Le 01/12/2011 09:14, Mayank Rungta a écrit :
I am not sure if this is the right forum but since this topic has been
touched I wanted to know how well the unity interface has been
received. I see a lot of posts on returning to the classic gnome. It
appears that there are just too many people out there missing the
classic features.
Unity has been received well by some users and less well by some others,
you mostly read about the unhappy ones on the internet for several
reasons (one being that happy users usually don't feel the need to start
discussions about what is working fine for them, another ones is that
the people who are interested in participating to online discussions
about their computers are also the ones who like to be able to tweak
things and the one that will got unhappy about lack of customization).
Basic things like Alt Tab behave very differently killing the purpose
of virtual desktops (grouping as you roll through all the windows) and
grouping of similar windows again is a problem as I would have a
particular type of application (say Thunderbird) on the same Desktop.
I can't wait for Alt Tab expand - the older method was so much simpler
and faster. Any particular reason to change it?
No reason, in fact the switcher will be working "by workspace" in the
next version so that should address your issue.
I can't customize any of the panels - can't add shortcuts to panels,
resize them, add panels, etc. The worst part is a lot of these things
I am not even able to revert back to. Why is the new interface so rigid?

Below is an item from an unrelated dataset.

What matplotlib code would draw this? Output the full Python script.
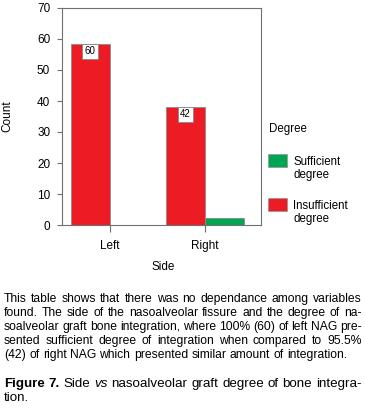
import matplotlib
matplotlib.use("Agg")
import matplotlib.pyplot as plt
from matplotlib.patches import Rectangle
import numpy as np

plt.rcParams['font.family'] = ['Liberation Sans', 'DejaVu Sans']

# data
sides = ['Left', 'Right']
insufficient = [58.3, 38.0]
sufficient = [0.0, 2.2]
bar_labels = ['60', '42']
legend_items = [('Sufficient\ndegree', '#00A651'), ('Insufficient\ndegree', '#ED1C24')]

caption_lines = [
    "This table shows that there was no dependance among variables",
    "found. The side of the nasoalveolar fissure and the degree of na-",
    "soalveolar graft bone integration, where 100% (60) of left NAG pre-",
    "sented sufficient degree of integration when compared to 95.5%",
    "(42) of right NAG which presented similar amount of integration.",
]
figure_line = [("Figure", "bold"), ("7.", "bold"), ("Side", "normal"), ("vs", "italic")] + \
    [(w, "normal") for w in "nasoalveolar graft degree of bone integra-".split()]
figure_line2 = "tion."

W, H = 365, 415
fig = plt.figure(figsize=(W / 100, H / 100), dpi=100)
ax = fig.add_axes([62 / W, 1 - 225 / H, 199 / W, 217 / H])

red = '#ED1C24'
green = '#00A651'
edge = '#8a8a8a'
x = np.arange(len(sides))
w = 0.415
bars_red = ax.bar(x - w / 2, insufficient, w, color=red, edgecolor=edge, linewidth=0.6)
bars_green = ax.bar(x + w / 2, sufficient, w, color=green, edgecolor=edge, linewidth=0.6)

for b, lab in zip(bars_red, bar_labels):
    ax.annotate(lab, (b.get_x() + b.get_width() / 2, b.get_height()),
                xytext=(0, -5.2), textcoords='offset points', ha='center', va='center',
                fontsize=7, bbox=dict(boxstyle='square,pad=0.25', fc='white', ec='#888888', lw=0.6))

ax.set_xlim(-0.505, 1.589)
ax.set_ylim(0, 70)
ax.set_yticks(range(0, 71, 10))
ax.set_xticks(x)
ax.set_xticklabels(sides)
for s in ax.spines.values():
    s.set_color('#707070')
    s.set_linewidth(0.8)
ax.tick_params(axis='y', length=3.5, width=0.8, color='#707070', labelsize=8.5, pad=5)
ax.tick_params(axis='x', length=5, width=0.8, color='#707070', labelsize=8.5, pad=6)
ax.set_ylabel('Count', fontsize=8.5)
ax.yaxis.set_label_coords(-0.245, 0.5)
ax.set_xlabel('Side', fontsize=8.5)
ax.xaxis.set_label_coords(0.51, -0.167)

# legend
fig.text(269 / W, 1 - 132 / H, 'Degree', fontsize=8.3, va='baseline', ha='left')
for i, (lab, col) in enumerate(legend_items):
    top = 154 + i * 44
    fig.patches.append(Rectangle((268 / W, 1 - (top + 13) / H), 18.5 / W, 13 / H,
                                 transform=fig.transFigure, fc=col, ec='#999999', lw=0.6))
    fig.text(293 / W, 1 - (top + 2) / H, lab, fontsize=8.3, va='top', ha='left', linespacing=1.15)

# caption
renderer = fig.canvas.get_renderer()
probe = fig.text(0, 0, caption_lines[0], fontsize=10)
fs = 10 * 350 / probe.get_window_extent(renderer).width
probe.remove()
sp = fig.text(0, 0, "a a", fontsize=fs)
sp2 = fig.text(0, 0, "aa", fontsize=fs)
space = sp.get_window_extent(renderer).width - sp2.get_window_extent(renderer).width
sp.remove()
sp2.remove()


def place_line(words, y_px, size, justify, x0=4, x1=361.5):
    texts = []
    for word, style in words:
        t = fig.text(0, 1 - y_px / H, word, fontsize=size, va='baseline', ha='left',
                     fontweight='bold' if style == 'bold' else 'normal',
                     fontstyle='italic' if style == 'italic' else 'normal')
        texts.append(t)
    widths = [t.get_window_extent(renderer).width for t in texts]
    gap = (x1 - x0 - sum(widths)) / (len(texts) - 1) if justify else space * size / fs
    xp = x0
    for t, wd in zip(texts, widths):
        t.set_x(xp / W)
        xp += wd + gap


baselines = [302, 316, 330, 344, 358]
for i, (line, yb) in enumerate(zip(caption_lines, baselines)):
    place_line([(wd, 'normal') for wd in line.split()], yb, fs, i < len(caption_lines) - 1)
fs2 = fs * 1.1
place_line(figure_line, 387, fs2, True)
place_line([(figure_line2, 'normal')], 401, fs2, False)

fig.savefig('out.png', dpi=100)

Because adding options and customability takes time and efforts and
makes the code harder to maintain and get working (you have complexity
and cases to test every time you give an option), it's also not
something most users care about tweaking (look at windows users or macos
ones to see how many want to tweak their "panel and applets", most users
are just fine with the default layout). Nobody forces you to use unity,
if that sort of customization is important to you, you can try xfce or
kde or gnome-panel for example.
I am myself moving to StumpWM now to make things easier for myself -
at least predictable at a much better performance. A colleague is even
contemplating creating a light weight desktop based on StumpWM with
basic things in place as it is so much faster. Haven't tried xmonad
yet. At least StumpWM gives a good mix of using mouse and keyboard.
But for my newbie friends I was hoping the current interface was
simpler or behaved like the conventional desktop.
Great that you find something that works for you!